Quarter 2 - Hardening and Automation

Standardize the hosting stack for pilot clients, introduce canary deployments, and create runbooks. Cost: $20k-50k depending on architecture. Deliverable: automation that reduces MTTR to under 30 minutes for the most common failures.

Quarter 3 - Staffing and Contracts

Negotiate a managed SRE contract for nights and weekends or hire a senior SRE. Rewrite SLA language to reflect SLOs and error budgets. Cost: $30k-60k annually for managed SRE support. Deliverable: legally clear, measurable SLAs and a working on-call rotation.

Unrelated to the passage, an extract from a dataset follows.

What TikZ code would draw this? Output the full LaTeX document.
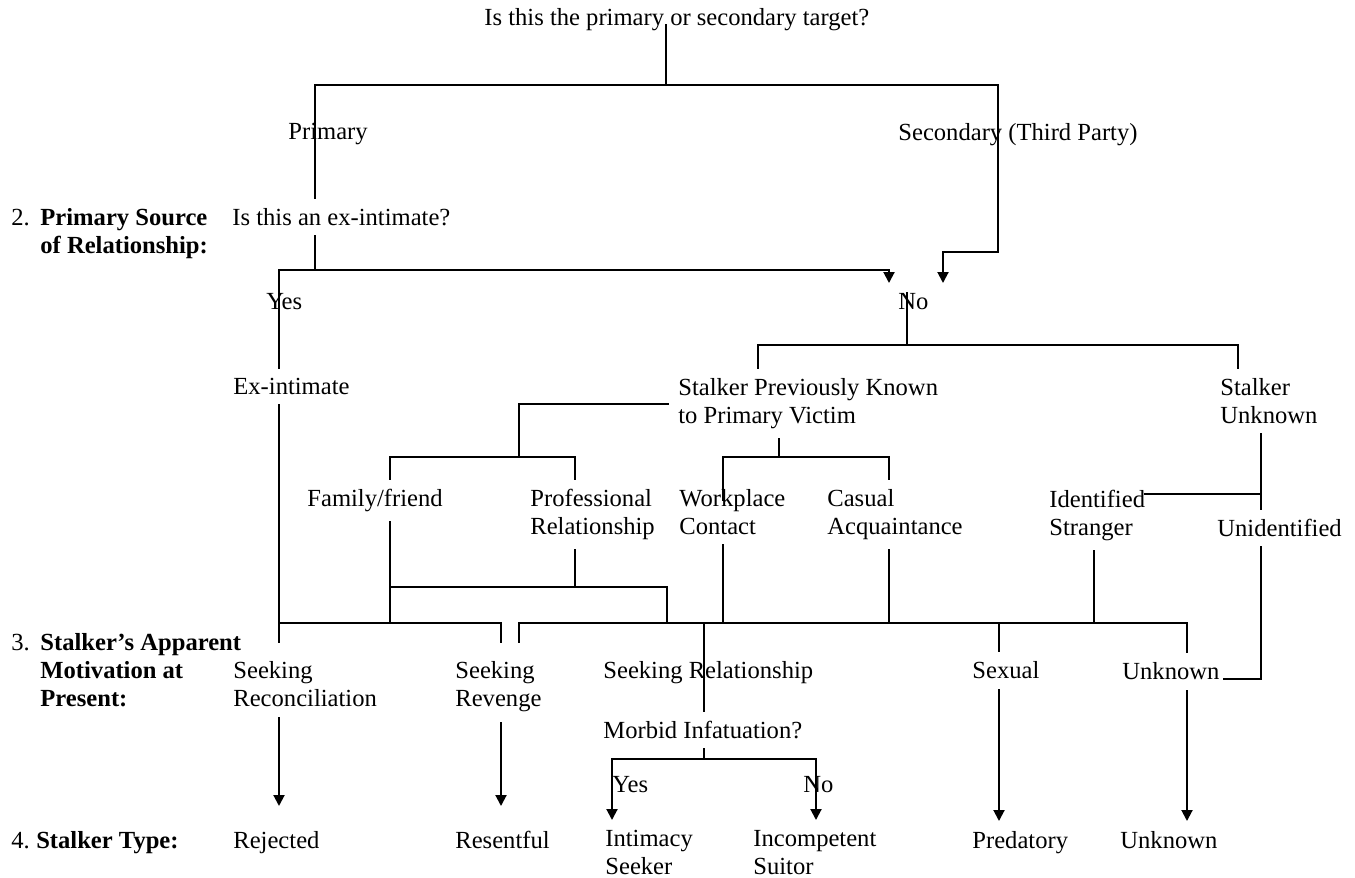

Quarter 4 - Scale and Optimize

Scale the hardened stack to more clients, run chaos experiments, and refine pricing based on tiers. Cost: incremental scaling costs per client. Deliverable: 99.9% baseline achieved for tier-one clients, with documented ROI and pricing tiers for reliability.

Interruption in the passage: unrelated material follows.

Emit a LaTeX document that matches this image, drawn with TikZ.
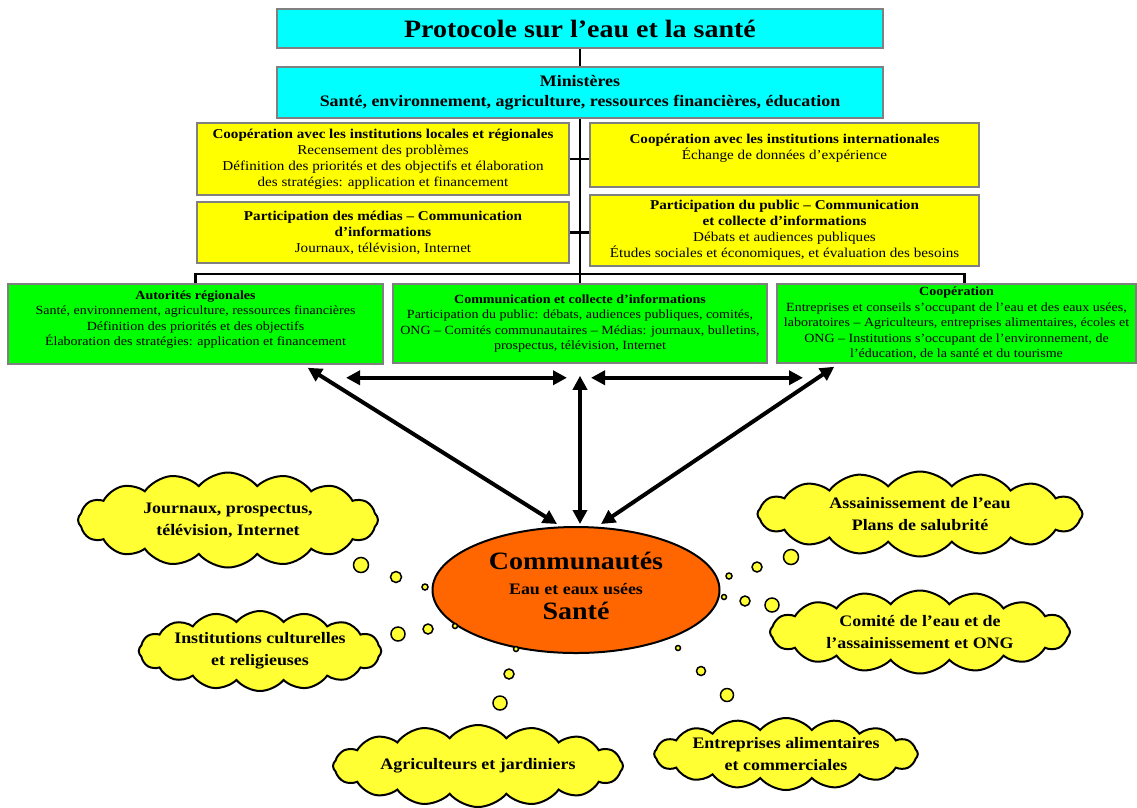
\documentclass[tikz,border=0pt]{standalone}
\usepackage{fontspec}
\setmainfont{Liberation Serif}[FakeStretch=1.12]
\usepackage{tikz}
\usetikzlibrary{arrows.meta,shapes.geometric,shapes.symbols}

\definecolor{boxcyan}{RGB}{0,255,255}
\definecolor{boxyellow}{RGB}{255,255,0}
\definecolor{boxgreen}{RGB}{0,255,0}
\definecolor{cloudyellow}{RGB}{255,255,51}
\definecolor{commorange}{RGB}{255,102,0}

\begin{document}
\begin{tikzpicture}[x=1pt,y=-1pt,
  box/.style={draw=gray,line width=1.5pt,align=center,inner sep=1pt},
  bluebox/.style={box,fill=boxcyan},
  yelbox/.style={box,fill=boxyellow,font=\fontsize{13.5}{16}\selectfont},
  grnbox/.style={box,fill=boxgreen,font=\fontsize{12.5}{15.5}\selectfont},
  cloudy/.style={cloud,cloud puffs=16,cloud puff arc=100,cloud ignores aspect,draw,line width=2pt,fill=cloudyellow,inner sep=0pt,align=center,font=\fontsize{16}{22}\selectfont\bfseries},
  bubble/.style={draw,line width=1.5pt,fill=cloudyellow},
  link/.style={line width=2.5pt},
  bigarrow/.style={line width=4pt,{Triangle[length=14pt,width=14pt]}-{Triangle[length=14pt,width=14pt]}}]
\useasboundingbox (0,0) rectangle (1137,807);

\draw (580,28.5) node (title) [bluebox,minimum width=606pt,minimum height=39pt,font=\fontsize{25}{28}\selectfont\bfseries] {Protocole sur l’eau et la santé};
\draw (580,92.5) node (mini) [bluebox,minimum width=606pt,minimum height=51pt,font=\fontsize{16}{20}\selectfont\bfseries] {Ministères\\Santé, environnement, agriculture, ressources financières, éducation};
\draw[link] (title) -- (mini);

\draw (383,159) node (loc) [yelbox,minimum width=372pt,minimum height=72pt] {\textbf{Coopération avec les institutions locales et régionales}\\Recensement des problèmes\\Définition des priorités et des objectifs et élaboration\\des stratégies: application et financement};
\draw (383,232.5) node (med) [yelbox,minimum width=372pt,minimum height=61pt] {\textbf{Participation des médias – Communication}\\\textbf{d’informations}\\Journaux, télévision, Internet};
\draw (784.5,155) node (intl) [yelbox,minimum width=389pt,minimum height=64pt] {\textbf{Coopération avec les institutions internationales}\\Échange de données d’expérience\\~};
\draw (784.5,230.5) node (pub) [yelbox,minimum width=389pt,minimum height=71pt] {\textbf{Participation du public – Communication}\\\textbf{et collecte d’informations}\\Débats et audiences publiques\\Études sociales et économiques, et évaluation des besoins};

\draw (195.5,324) node (reg) [grnbox,minimum width=375pt,minimum height=80pt] {\textbf{Autorités régionales}\\Santé, environnement, agriculture, ressources financières\\Définition des priorités et des objectifs\\Élaboration des stratégies: application et financement\\[-3.5pt]};
\draw (580,323.5) node (com) [grnbox,minimum width=374pt,minimum height=79pt] {\textbf{Communication et collecte d’informations}\\Participation du public: débats, audiences publiques, comités,\\ONG – Comités communautaires – Médias: journaux, bulletins,\\prospectus, télévision, Internet};
\draw (956.5,323.5) node (coop) [grnbox,minimum width=359pt,minimum height=79pt] {\textbf{Coopération}\\Entreprises et conseils s’occupant de l’eau et des eaux usées,\\laboratoires – Agriculteurs, entreprises alimentaires, écoles et\\ONG – Institutions s’occupant de l’environnement, de\\l’éducation, de la santé et du tourisme};

\draw[link] (mini) -- (com);
\draw[link] (loc.east) -- (loc.east -| intl.west);
\draw[link] (med.east) -- (med.east -| pub.west);
\coordinate (bus) at (580,274);
\draw[link] (reg.north) |- (bus) -| ([xshift=8pt]coop.north);

\draw (228,520) node (news) [cloudy,minimum width=300pt,minimum height=95pt] {Journaux, prospectus,\\télévision, Internet};
\draw (260,651) node (cult) [cloudy,minimum width=235pt,minimum height=80pt] {Institutions culturelles\\et religieuses};
\draw (478,766) node (agri) [cloudy,minimum width=290pt,minimum height=82pt] {Agriculteurs et jardiniers};
\draw (920,514) node (sani) [cloudy,minimum width=325pt,minimum height=85pt] {Assainissement de l’eau\\Plans de salubrité};
\draw (920,632) node (comi) [cloudy,minimum width=300pt,minimum height=83pt] {Comité de l’eau et de\\l’assainissement et ONG};
\draw (786,754) node (entr) [cloudy,minimum width=247pt,minimum height=72pt] {Entreprises alimentaires\\et commerciales};

\draw (576,590) node (comm) [ellipse,draw,line width=2pt,fill=commorange,minimum width=287pt,minimum height=126pt,inner sep=0pt,align=center,font=\fontsize{16}{25}\selectfont\bfseries] {{\fontsize{25}{25}\selectfont Communautés}\\Eau et eaux usées\\{\fontsize{25}{25}\selectfont Santé}\\[-17pt]};

\draw[bubble] (361,565) circle (7.5pt);
\draw[bubble] (396,577) circle (5.5pt);
\draw[bubble] (425,587) circle (3pt);
\draw[bubble] (398,634) circle (7pt);
\draw[bubble] (428,629) circle (5pt);
\draw[bubble] (455,626) circle (2.5pt);
\draw[bubble] (516,649) circle (2.5pt);
\draw[bubble] (509,674) circle (5pt);
\draw[bubble] (500,703) circle (7pt);
\draw[bubble] (678,648) circle (2.5pt);
\draw[bubble] (701,671) circle (4.5pt);
\draw[bubble] (727,695) circle (6.5pt);
\draw[bubble] (724,597) circle (2.5pt);
\draw[bubble] (745,601) circle (5pt);
\draw[bubble] (772,605) circle (7pt);
\draw[bubble] (729,576) circle (3pt);
\draw[bubble] (757,567) circle (5pt);
\draw[bubble] (791,557) circle (7.5pt);

\draw[bigarrow] ([xshift=-76pt,yshift=-3pt]reg.south east) -- ([xshift=-19pt,yshift=2pt]comm.north);
\draw[bigarrow] ([yshift=-12pt]com.south) -- ([xshift=4pt,yshift=2pt]comm.north);
\draw[bigarrow] ([xshift=58pt,yshift=-3pt]coop.south west) -- ([xshift=25pt,yshift=2pt]comm.north);
\draw[bigarrow] ([xshift=-234pt,yshift=-14pt]com.south) -- ([xshift=-13pt,yshift=-14pt]com.south);
\draw[bigarrow] ([xshift=11pt,yshift=-14pt]com.south) -- ([xshift=223pt,yshift=-14pt]com.south);
\end{tikzpicture}
\end{document}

Thought experiment: imagine you promise 99.95% instead. That reduces allowed downtime to about 4.38 minutes per month - an order of magnitude harder. Ask yourself if the additional revenue from a "higher" promise justifies doubling or tripling infrastructure and human costs. In many cases a tiered offering - 99.9% as standard and 99.95% as premium with distinct pricing and architecture - is the right commercial compromise.

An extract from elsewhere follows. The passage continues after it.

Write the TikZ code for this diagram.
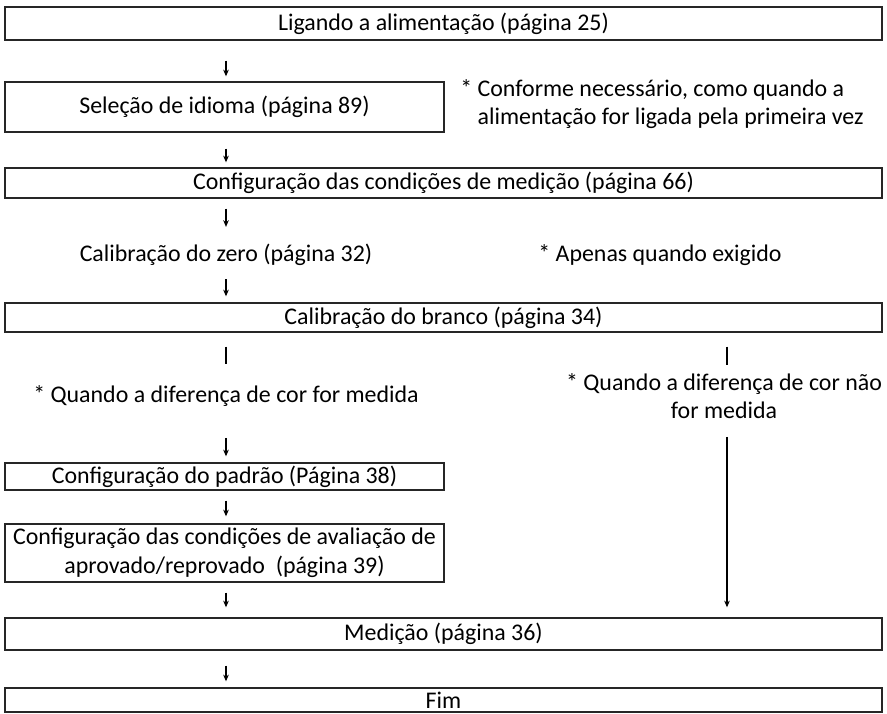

Advanced techniques agencies should consider as they mature:

Distributed tracing with per-client sampling to pinpoint cross-tenant failures. Intent-based autoscaling that adjusts not only for CPU but for end-to-end latency. Service meshes for fine-grained traffic control and circuit breaking between services. Automated canary analysis using statistical tests on error rates and latency percentiles.

Final note: making a public guarantee is an honest business decision only if you are willing to measure from the customer's perspective and commit the resources to respond. The agency in this case learned that the marketing win from "99.9% uptime" was real, but the promise required a sustained operational investment. They made mistakes, paid some credits, and used those losses to fund the program that ultimately turned a risky claim into a durable competitive advantage.